We have seen enormous progress in almost all areas of our immigration system when it comes to this acceleration. It is not just a matter of figures; it is a matter of lives and people. We want to give qualified individuals reasonable access to Canada.
I would remind my colleagues that we are competing for the talent of the best potential immigrants who could help us build Canada. New Zealand and Australia accept qualified immigrants in a matter of a few months. We cannot contend with that competition when we have a system that takes a number of years to do the same thing.
Furthermore, to link potential economic immigrants to available jobs in our economy, in our labour market, we need an accelerated, fast and flexible system. We are in a very good position. We will soon have a new expression of interest system, in other words, this huge reform of the economic immigration system, which will be in place by the end of 2014.
I intend to bring forward legislative amendments—hopefully in the second budget implementation act, Mr.
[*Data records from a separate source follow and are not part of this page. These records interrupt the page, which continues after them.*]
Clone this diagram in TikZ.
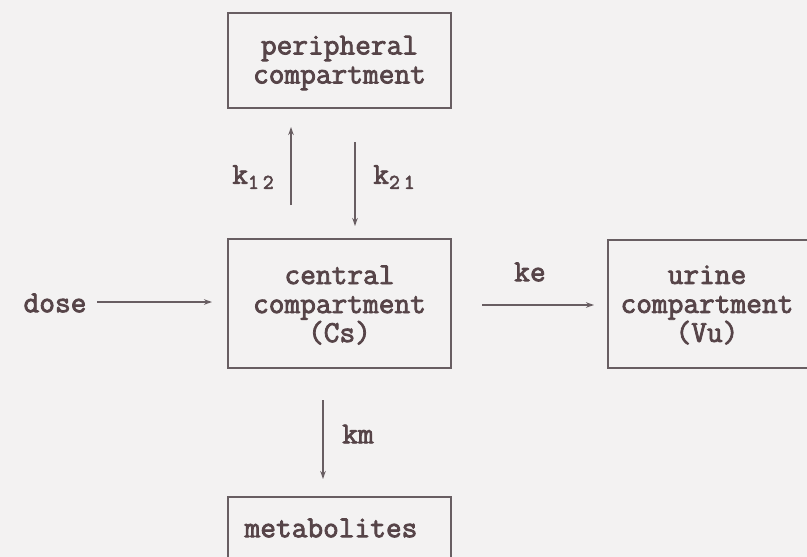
\documentclass[tikz,border=0pt]{standalone}
\usepackage{fontspec}
\setmonofont[FakeBold=2.6]{Latin Modern Mono}
\usetikzlibrary{arrows.meta}
\definecolor{inkc}{RGB}{86,68,72}
\definecolor{linec}{RGB}{104,94,98}
\definecolor{paper}{RGB}{243,242,242}
\newcommand{\subnum}[2]{{\fontsize{21}{21}\selectfont\raisebox{-5pt}{#1\hspace{4pt}#2}}}
\tikzset{
  txt/.style={font=\ttfamily\fontsize{30.5}{29}\selectfont, text=inkc, align=center, inner sep=0pt},
  compbox/.style={draw=linec, line width=1.4pt},
  arr/.style={draw=linec, line width=1.3pt, -{Stealth[length=8pt,width=5.5pt]}}
}
\begin{document}
\begin{tikzpicture}[x=1pt,y=-1pt]
  \useasboundingbox (0,0) rectangle (807,557);
  \fill[paper] (0,0) rectangle (807,557);
  \clip (0,0) rectangle (807,557);

  % compartments
  \draw[compbox] (228,13) rectangle (451,108);
  \node[txt] (periph) at (339.5,63) {peripheral\\compartment};
  \draw[compbox] (228,239) rectangle (451,368);
  \node[txt] (central) at (339.5,305) {central\\compartment\\(Cs)};
  \draw[compbox] (608,240) rectangle (812,368);
  \node[txt] (urine) at (707,305) {urine\\compartment\\(Vu)};
  \draw[compbox] (228,497) rectangle (451,580);
  \node[txt] (metab) at (331,528) {metabolites};

  % free labels
  \node[txt] (dose) at (55,303) {dose};
  \node[txt] (k12) at (253,177) {k\subnum{1}{2}};
  \node[txt] (k21) at (394,177) {k\subnum{2}{1}};
  \node[txt] (ke) at (530,272) {ke};
  \node[txt] (km) at (358,434) {km};

  % arrow end points
  \coordinate (a1) at (291,205); \coordinate (a2) at (291,127);
  \coordinate (b1) at (355,142); \coordinate (b2) at (355,226);
  \coordinate (c1) at (97,302);  \coordinate (c2) at (212,302);
  \coordinate (d1) at (482,305); \coordinate (d2) at (594,305);
  \coordinate (e1) at (323,400); \coordinate (e2) at (323,479);

  \draw[arr] (a1) -- (a2);
  \draw[arr] (b1) -- (b2);
  \draw[arr] (c1) -- (c2);
  \draw[arr] (d1) -- (d2);
  \draw[arr] (e1) -- (e2);
\end{tikzpicture}
\end{document}
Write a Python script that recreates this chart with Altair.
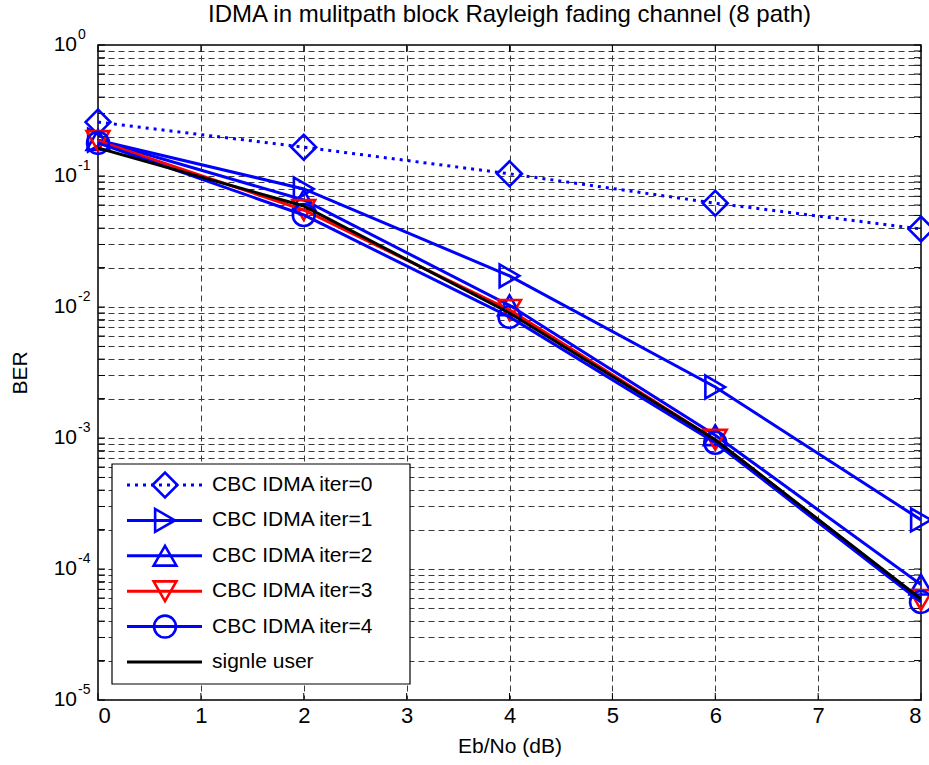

Speaker—for legislative authorities for the expression of interest system, on which I have briefed this committee and which we hope to put in place by the end of 2014. That system is predicated on a fast and responsive system. Thanks to the enormous progress we have made and will continue to make on backlog reduction, that new system will be in a position to work and to deliver results for Canadians.
Thank you for your attention. I would be pleased to answer your questions.